Book Release: Walkabout

Mark Patrick Hederman is a Benedictine monk from Glenstal Abbey in Ireland. For many years now he has been engaging in activities that bear more than a passing resemblance to Psychic Questing. Although the wrapper around them is firmly Christian, this should not distract you from an extremely interesting exercise in living your life as a permanent quest. A full review will follow but for the moment here’s the publisher’s notes: WalkaboutWalkabout, Life as Holy Spirit is the biography of a Benedictine monk who not only believes but sets out to prove in this book that the Holy Spirit is alive and active in the world of the 21st century.

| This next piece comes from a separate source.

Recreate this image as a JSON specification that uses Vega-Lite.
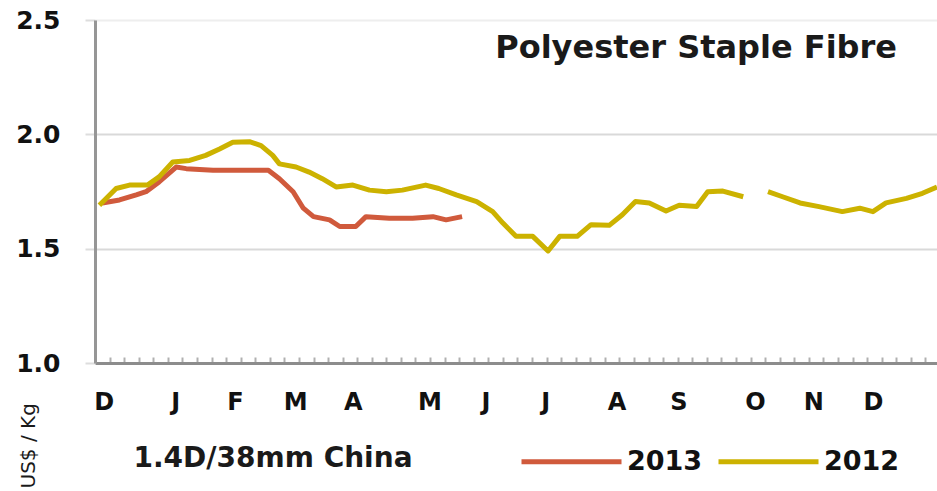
{
  "$schema": "https://vega.github.io/schema/vega-lite/v6.json",
  "width": 842,
  "height": 343,
  "autosize": {"type": "none"},
  "padding": {"left": 95, "top": 20, "right": 0, "bottom": 128},
  "background": "white",
  "config": {"view": {"stroke": null}},
  "title": {
    "text": "Polyester Staple Fibre",
    "anchor": "end",
    "frame": "group",
    "orient": "top",
    "offset": -37,
    "dx": -40,
    "dy": 45,
    "baseline": "alphabetic",
    "font": "DejaVu Sans",
    "fontSize": 32,
    "fontWeight": "bold",
    "color": "#1a1a1a"
  },
  "data": {
    "values": [
      {"year": "2013", "seg": "a", "w": 0.5, "v": 1.70},
      {"year": "2013", "seg": "a", "w": 1.68, "v": 1.713},
      {"year": "2013", "seg": "a", "w": 2.83, "v": 1.735},
      {"year": "2013", "seg": "a", "w": 3.5, "v": 1.749},
      {"year": "2013", "seg": "a", "w": 4.4, "v": 1.792},
      {"year": "2013", "seg": "a", "w": 5.57, "v": 1.857},
      {"year": "2013", "seg": "a", "w": 6.26, "v": 1.85},
      {"year": "2013", "seg": "a", "w": 8.1, "v": 1.843},
      {"year": "2013", "seg": "a", "w": 10.4, "v": 1.843},
      {"year": "2013", "seg": "a", "w": 11.9, "v": 1.843},
      {"year": "2013", "seg": "a", "w": 12.66, "v": 1.806},
      {"year": "2013", "seg": "a", "w": 13.6, "v": 1.749},
      {"year": "2013", "seg": "a", "w": 14.3, "v": 1.677},
      {"year": "2013", "seg": "a", "w": 15.0, "v": 1.64},
      {"year": "2013", "seg": "a", "w": 16.1, "v": 1.626},
      {"year": "2013", "seg": "a", "w": 16.8, "v": 1.597},
      {"year": "2013", "seg": "a", "w": 17.9, "v": 1.597},
      {"year": "2013", "seg": "a", "w": 18.6, "v": 1.64},
      {"year": "2013", "seg": "a", "w": 20.2, "v": 1.633},
      {"year": "2013", "seg": "a", "w": 21.8, "v": 1.633},
      {"year": "2013", "seg": "a", "w": 23.2, "v": 1.64},
      {"year": "2013", "seg": "a", "w": 24.1, "v": 1.626},
      {"year": "2013", "seg": "a", "w": 25.2, "v": 1.64},
      {"year": "2012", "seg": "a", "w": 0.3, "v": 1.69},
      {"year": "2012", "seg": "a", "w": 1.45, "v": 1.763},
      {"year": "2012", "seg": "a", "w": 2.37, "v": 1.778},
      {"year": "2012", "seg": "a", "w": 3.6, "v": 1.778},
      {"year": "2012", "seg": "a", "w": 4.4, "v": 1.814},
      {"year": "2012", "seg": "a", "w": 5.34, "v": 1.879},
      {"year": "2012", "seg": "a", "w": 6.5, "v": 1.886},
      {"year": "2012", "seg": "a", "w": 7.6, "v": 1.908},
      {"year": "2012", "seg": "a", "w": 8.55, "v": 1.936},
      {"year": "2012", "seg": "a", "w": 9.46, "v": 1.965},
      {"year": "2012", "seg": "a", "w": 10.6, "v": 1.968},
      {"year": "2012", "seg": "a", "w": 11.4, "v": 1.951},
      {"year": "2012", "seg": "a", "w": 12.2, "v": 1.908},
      {"year": "2012", "seg": "a", "w": 12.66, "v": 1.871},
      {"year": "2012", "seg": "a", "w": 13.8, "v": 1.857},
      {"year": "2012", "seg": "a", "w": 14.7, "v": 1.835},
      {"year": "2012", "seg": "a", "w": 15.6, "v": 1.806},
      {"year": "2012", "seg": "a", "w": 16.55, "v": 1.77},
      {"year": "2012", "seg": "a", "w": 17.7, "v": 1.778},
      {"year": "2012", "seg": "a", "w": 18.84, "v": 1.756},
      {"year": "2012", "seg": "a", "w": 20.0, "v": 1.749},
      {"year": "2012", "seg": "a", "w": 21.1, "v": 1.756},
      {"year": "2012", "seg": "a", "w": 22.7, "v": 1.778},
      {"year": "2012", "seg": "a", "w": 23.6, "v": 1.763},
      {"year": "2012", "seg": "a", "w": 24.8, "v": 1.735},
      {"year": "2012", "seg": "a", "w": 26.2, "v": 1.706},
      {"year": "2012", "seg": "a", "w": 27.3, "v": 1.662},
      {"year": "2012", "seg": "a", "w": 28.0, "v": 1.612},
      {"year": "2012", "seg": "a", "w": 28.9, "v": 1.554},
      {"year": "2012", "seg": "a", "w": 30.05, "v": 1.554},
      {"year": "2012", "seg": "a", "w": 31.1, "v": 1.49},
      {"year": "2012", "seg": "a", "w": 31.9, "v": 1.554},
      {"year": "2012", "seg": "a", "w": 33.1, "v": 1.554},
      {"year": "2012", "seg": "a", "w": 34.05, "v": 1.605},
      {"year": "2012", "seg": "a", "w": 35.3, "v": 1.602},
      {"year": "2012", "seg": "a", "w": 36.2, "v": 1.648},
      {"year": "2012", "seg": "a", "w": 37.1, "v": 1.706},
      {"year": "2012", "seg": "a", "w": 38.05, "v": 1.70},
      {"year": "2012", "seg": "a", "w": 39.2, "v": 1.665},
      {"year": "2012", "seg": "a", "w": 40.1, "v": 1.69},
      {"year": "2012", "seg": "a", "w": 41.3, "v": 1.684},
      {"year": "2012", "seg": "a", "w": 42.06, "v": 1.749},
      {"year": "2012", "seg": "a", "w": 43.1, "v": 1.752},
      {"year": "2012", "seg": "a", "w": 44.5, "v": 1.727},
      {"year": "2012", "seg": "b", "w": 46.2, "v": 1.749},
      {"year": "2012", "seg": "b", "w": 47.2, "v": 1.727},
      {"year": "2012", "seg": "b", "w": 48.4, "v": 1.70},
      {"year": "2012", "seg": "b", "w": 49.7, "v": 1.684},
      {"year": "2012", "seg": "b", "w": 51.3, "v": 1.662},
      {"year": "2012", "seg": "b", "w": 52.5, "v": 1.677},
      {"year": "2012", "seg": "b", "w": 53.4, "v": 1.662},
      {"year": "2012", "seg": "b", "w": 54.3, "v": 1.70},
      {"year": "2012", "seg": "b", "w": 55.7, "v": 1.72},
      {"year": "2012", "seg": "b", "w": 56.8, "v": 1.742},
      {"year": "2012", "seg": "b", "w": 57.8, "v": 1.77}
    ]
  },
  "mark": {"type": "line", "strokeWidth": 5, "strokeJoin": "round", "clip": true},
  "encoding": {
    "x": {
      "field": "w",
      "type": "quantitative",
      "scale": {"domain": [0, 57.8], "nice": false, "zero": false},
      "axis": {
        "values": [0,1,2,3,4,5,6,7,8,9,10,11,12,13,14,15,16,17,18,19,20,21,22,23,24,25,26,27,28,29,30,31,32,33,34,35,36,37,38,39,40,41,42,43,44,45,46,47,48,49,50,51,52,53,54,55,56,57,0.6,5.5,9.6,13.75,17.7,22.95,26.8,30.9,35.8,40.05,45.3,49.3,53.4],
        "labelExpr": "datum.value==0.6?'D':datum.value==5.5?'J':datum.value==9.6?'F':datum.value==13.75?'M':datum.value==17.7?'A':datum.value==22.95?'M':datum.value==26.8?'J':datum.value==30.9?'J':datum.value==35.8?'A':datum.value==40.05?'S':datum.value==45.3?'O':datum.value==49.3?'N':datum.value==53.4?'D':''",
        "labelOverlap": false,
        "labelFlush": false,
        "labelBound": false,
        "labelFont": "DejaVu Sans",
        "labelFontWeight": "bold",
        "labelFontSize": 24,
        "labelColor": "#111111",
        "labelPadding": 33,
        "domainColor": "#8c8c8c",
        "domainWidth": 3,
        "tickColor": "#b0b0b0",
        "tickWidth": 2,
        "tickSize": -6,
        "tickOpacity": {"condition": {"test": "datum.value % 1 != 0", "value": 0}, "value": 1},
        "grid": false,
        "title": "1.4D/38mm China",
        "titleAnchor": "start",
        "titleAlign": "left",
        "titleBaseline": "middle",
        "titleX": 38,
        "titleY": 95,
        "titleFont": "DejaVu Sans",
        "titleFontSize": 28,
        "titleFontWeight": "bold",
        "titleColor": "#1a1a1a"
      }
    },
    "y": {
      "field": "v",
      "type": "quantitative",
      "scale": {"domain": [1, 2.5], "nice": false, "zero": false},
      "axis": {
        "values": [1, 1.5, 2, 2.5],
        "format": ".1f",
        "labelFont": "DejaVu Sans",
        "labelFontWeight": "bold",
        "labelFontSize": 25,
        "labelColor": "#111111",
        "labelPadding": 25,
        "tickSize": 10,
        "tickColor": "#dddddd",
        "tickWidth": 2,
        "domainColor": "#969696",
        "domainWidth": 3,
        "grid": true,
        "gridColor": {"condition": {"test": "datum.value == 2.5", "value": "#eeeeee"}, "value": "#d9d9d9"},
        "gridWidth": 2,
        "title": "US$ / Kg",
        "titleAngle": 270,
        "titleAlign": "left",
        "titleBaseline": "middle",
        "titleX": -67,
        "titleY": 468,
        "titleFont": "DejaVu Sans",
        "titleFontSize": 20,
        "titleFontWeight": "normal",
        "titleColor": "#1a1a1a"
      }
    },
    "color": {
      "field": "year",
      "type": "nominal",
      "scale": {"domain": ["2013", "2012"], "range": ["#D05A3C", "#CCB200"]},
      "legend": {
        "orient": "none",
        "legendX": 424,
        "legendY": 389,
        "direction": "horizontal",
        "title": null,
        "symbolType": "stroke",
        "symbolSize": 10000,
        "symbolStrokeWidth": 5,
        "labelFont": "DejaVu Sans",
        "labelFontWeight": "bold",
        "labelFontSize": 27,
        "labelColor": "#111111",
        "labelOffset": 3,
        "columnPadding": 5
      }
    },
    "detail": {"field": "seg", "type": "nominal"}
  }
}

Coincidence is one of the ways in which the Spirit makes this presence felt without importuning or interfering with free will. For the first three years of the new millennium, the author went walkabout in the Spirit allowing coincidence to dictate the rhythm and pattern of life. Like the ancient Celtic monks who committed themselves to a small boat made of skin and set out on the water throwing away the oars to allow wind and tide to carry them wherever the Spirit willed, so this journey was guided by promptings of the whispering wind.
Seven countries and three continents later, Walkabout witnesses to the living presence of some benevolent consciousness ready and willing to guide us along the right path. Reading the signs of the times, the trail of symbols watermarked by the Spirit, requires intuition and imagination. As children we all possess these faculties in abundance. Our claustrophobic educational system has deleted these faculties from our desk-top menu. Only artists are still in possession of such powers of perception. The rest of the world is blind. In such circumstances the presence of the Holy Spirit in our world remains undetected.
This book tries to do for the reader what Anne Sullivan accomplished as a miracle for Helen Keller: translate through the linear print of these pages an inkling of the many-splendoured world of the Holy Spirit which Western European civilisation for so many centuries has been missing.